--- begin ---

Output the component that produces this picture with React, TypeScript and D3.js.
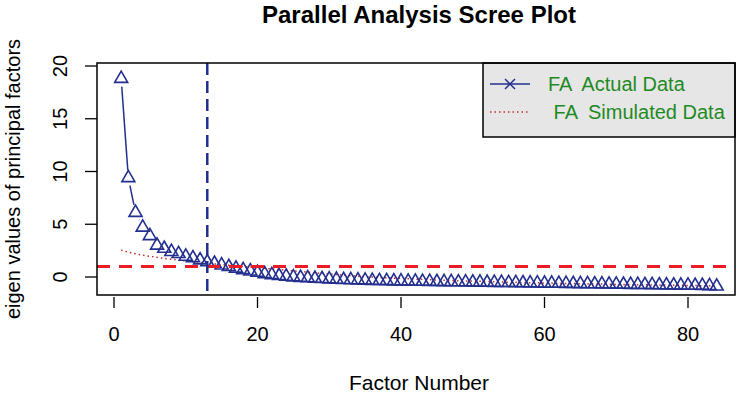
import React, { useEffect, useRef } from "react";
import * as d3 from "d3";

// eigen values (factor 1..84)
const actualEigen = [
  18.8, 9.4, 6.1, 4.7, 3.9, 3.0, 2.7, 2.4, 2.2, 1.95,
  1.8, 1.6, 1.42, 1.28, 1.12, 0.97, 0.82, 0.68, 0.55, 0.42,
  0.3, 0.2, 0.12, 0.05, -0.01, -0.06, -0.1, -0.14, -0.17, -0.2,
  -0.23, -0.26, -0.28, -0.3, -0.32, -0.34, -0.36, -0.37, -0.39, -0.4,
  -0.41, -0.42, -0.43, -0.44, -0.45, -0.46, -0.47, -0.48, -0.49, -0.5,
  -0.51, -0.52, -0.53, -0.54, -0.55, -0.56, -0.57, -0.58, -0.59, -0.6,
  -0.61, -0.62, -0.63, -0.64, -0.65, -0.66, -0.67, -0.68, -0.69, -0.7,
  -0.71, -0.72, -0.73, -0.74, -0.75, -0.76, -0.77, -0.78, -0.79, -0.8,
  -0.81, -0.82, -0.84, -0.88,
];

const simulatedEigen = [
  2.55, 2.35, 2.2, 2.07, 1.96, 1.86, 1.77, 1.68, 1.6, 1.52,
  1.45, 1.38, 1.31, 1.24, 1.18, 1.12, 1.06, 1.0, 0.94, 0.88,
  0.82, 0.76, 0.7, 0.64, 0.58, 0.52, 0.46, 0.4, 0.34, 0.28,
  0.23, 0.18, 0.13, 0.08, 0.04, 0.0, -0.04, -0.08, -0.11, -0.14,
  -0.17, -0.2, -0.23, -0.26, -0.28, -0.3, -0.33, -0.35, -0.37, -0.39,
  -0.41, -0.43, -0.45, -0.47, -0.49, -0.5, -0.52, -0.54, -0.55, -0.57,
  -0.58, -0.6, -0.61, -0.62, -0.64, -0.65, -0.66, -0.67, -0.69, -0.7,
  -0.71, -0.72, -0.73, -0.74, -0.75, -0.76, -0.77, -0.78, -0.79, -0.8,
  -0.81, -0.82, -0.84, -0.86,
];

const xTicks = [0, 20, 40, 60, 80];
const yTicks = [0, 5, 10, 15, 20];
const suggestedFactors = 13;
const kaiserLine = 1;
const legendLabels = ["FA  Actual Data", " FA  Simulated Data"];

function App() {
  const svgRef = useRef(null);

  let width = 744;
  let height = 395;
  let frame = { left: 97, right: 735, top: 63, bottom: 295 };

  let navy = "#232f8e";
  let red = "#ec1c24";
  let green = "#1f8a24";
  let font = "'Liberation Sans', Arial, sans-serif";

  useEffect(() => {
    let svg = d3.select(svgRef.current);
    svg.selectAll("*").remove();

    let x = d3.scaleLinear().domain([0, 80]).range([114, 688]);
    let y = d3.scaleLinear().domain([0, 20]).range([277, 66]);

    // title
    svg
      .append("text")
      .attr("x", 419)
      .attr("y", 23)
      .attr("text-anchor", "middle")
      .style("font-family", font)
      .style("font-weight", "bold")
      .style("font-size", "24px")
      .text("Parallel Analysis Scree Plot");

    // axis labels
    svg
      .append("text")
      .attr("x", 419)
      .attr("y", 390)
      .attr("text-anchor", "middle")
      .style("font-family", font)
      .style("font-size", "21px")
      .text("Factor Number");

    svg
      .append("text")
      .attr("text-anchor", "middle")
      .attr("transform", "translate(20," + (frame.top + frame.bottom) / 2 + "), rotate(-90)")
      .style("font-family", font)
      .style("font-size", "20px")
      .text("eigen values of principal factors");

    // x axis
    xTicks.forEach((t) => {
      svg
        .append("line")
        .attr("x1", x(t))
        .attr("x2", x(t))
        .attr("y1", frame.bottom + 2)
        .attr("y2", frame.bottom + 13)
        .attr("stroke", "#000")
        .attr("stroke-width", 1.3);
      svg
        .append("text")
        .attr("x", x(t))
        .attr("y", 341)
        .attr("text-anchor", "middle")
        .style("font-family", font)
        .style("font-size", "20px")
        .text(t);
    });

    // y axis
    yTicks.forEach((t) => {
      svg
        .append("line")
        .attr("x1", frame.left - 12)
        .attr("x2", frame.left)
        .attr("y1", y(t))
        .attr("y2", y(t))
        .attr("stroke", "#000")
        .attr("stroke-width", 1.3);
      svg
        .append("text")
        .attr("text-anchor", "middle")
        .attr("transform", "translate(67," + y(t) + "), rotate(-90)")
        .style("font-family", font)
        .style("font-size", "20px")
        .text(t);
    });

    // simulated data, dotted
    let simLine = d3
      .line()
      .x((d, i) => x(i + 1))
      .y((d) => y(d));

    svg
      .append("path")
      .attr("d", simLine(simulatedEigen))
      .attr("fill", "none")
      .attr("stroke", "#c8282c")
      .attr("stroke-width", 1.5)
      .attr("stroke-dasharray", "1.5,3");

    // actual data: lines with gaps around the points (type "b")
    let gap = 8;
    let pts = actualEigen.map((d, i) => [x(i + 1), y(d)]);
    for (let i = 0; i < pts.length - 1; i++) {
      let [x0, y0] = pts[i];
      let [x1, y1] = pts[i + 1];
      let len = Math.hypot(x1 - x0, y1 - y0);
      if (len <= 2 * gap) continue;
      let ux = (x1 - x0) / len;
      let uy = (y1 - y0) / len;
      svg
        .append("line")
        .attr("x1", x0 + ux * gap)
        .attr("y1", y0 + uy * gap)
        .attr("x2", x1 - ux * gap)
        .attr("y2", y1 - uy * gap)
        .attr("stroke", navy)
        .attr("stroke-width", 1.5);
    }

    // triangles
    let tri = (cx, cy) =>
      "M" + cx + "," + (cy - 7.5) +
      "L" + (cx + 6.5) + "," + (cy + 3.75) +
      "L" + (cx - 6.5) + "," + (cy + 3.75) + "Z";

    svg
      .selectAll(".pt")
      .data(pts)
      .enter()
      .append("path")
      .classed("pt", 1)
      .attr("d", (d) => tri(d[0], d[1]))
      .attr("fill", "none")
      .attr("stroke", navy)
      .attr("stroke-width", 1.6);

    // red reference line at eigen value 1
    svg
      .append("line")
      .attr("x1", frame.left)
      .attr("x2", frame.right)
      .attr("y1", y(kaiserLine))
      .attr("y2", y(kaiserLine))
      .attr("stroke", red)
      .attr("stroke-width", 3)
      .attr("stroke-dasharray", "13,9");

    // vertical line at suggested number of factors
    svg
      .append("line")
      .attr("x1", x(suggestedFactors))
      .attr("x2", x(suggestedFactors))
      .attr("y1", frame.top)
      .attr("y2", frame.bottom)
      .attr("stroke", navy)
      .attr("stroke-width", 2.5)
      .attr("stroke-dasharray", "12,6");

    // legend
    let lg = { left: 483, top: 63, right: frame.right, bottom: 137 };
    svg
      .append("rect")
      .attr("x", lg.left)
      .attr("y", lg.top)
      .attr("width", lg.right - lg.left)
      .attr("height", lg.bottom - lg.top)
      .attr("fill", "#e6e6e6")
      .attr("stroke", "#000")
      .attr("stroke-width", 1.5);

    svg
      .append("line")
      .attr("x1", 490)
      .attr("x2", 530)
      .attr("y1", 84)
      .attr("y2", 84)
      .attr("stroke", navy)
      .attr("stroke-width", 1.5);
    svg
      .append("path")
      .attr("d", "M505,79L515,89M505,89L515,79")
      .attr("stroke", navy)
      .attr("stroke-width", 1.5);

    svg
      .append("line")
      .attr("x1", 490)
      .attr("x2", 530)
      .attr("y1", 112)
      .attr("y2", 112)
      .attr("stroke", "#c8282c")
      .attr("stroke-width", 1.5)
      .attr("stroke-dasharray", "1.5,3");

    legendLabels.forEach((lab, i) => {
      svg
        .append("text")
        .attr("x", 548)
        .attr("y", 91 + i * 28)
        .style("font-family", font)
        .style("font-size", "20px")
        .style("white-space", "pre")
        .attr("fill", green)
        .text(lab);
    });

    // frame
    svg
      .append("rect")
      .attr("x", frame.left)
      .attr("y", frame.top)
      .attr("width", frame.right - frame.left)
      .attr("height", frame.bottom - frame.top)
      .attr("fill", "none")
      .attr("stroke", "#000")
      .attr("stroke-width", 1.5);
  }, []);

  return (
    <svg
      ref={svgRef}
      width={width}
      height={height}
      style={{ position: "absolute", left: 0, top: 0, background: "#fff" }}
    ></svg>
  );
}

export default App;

--- end ---

Goal of the exercise:
From the top of the listing above, repeat each line exactly until you reach the line containing "import * as", and repeat that one too. Leave the pictures out.

Solution:
Output the component that produces this picture with React, TypeScript and D3.js.
import React, { useEffect, useRef } from "react";
import * as d3 from "d3";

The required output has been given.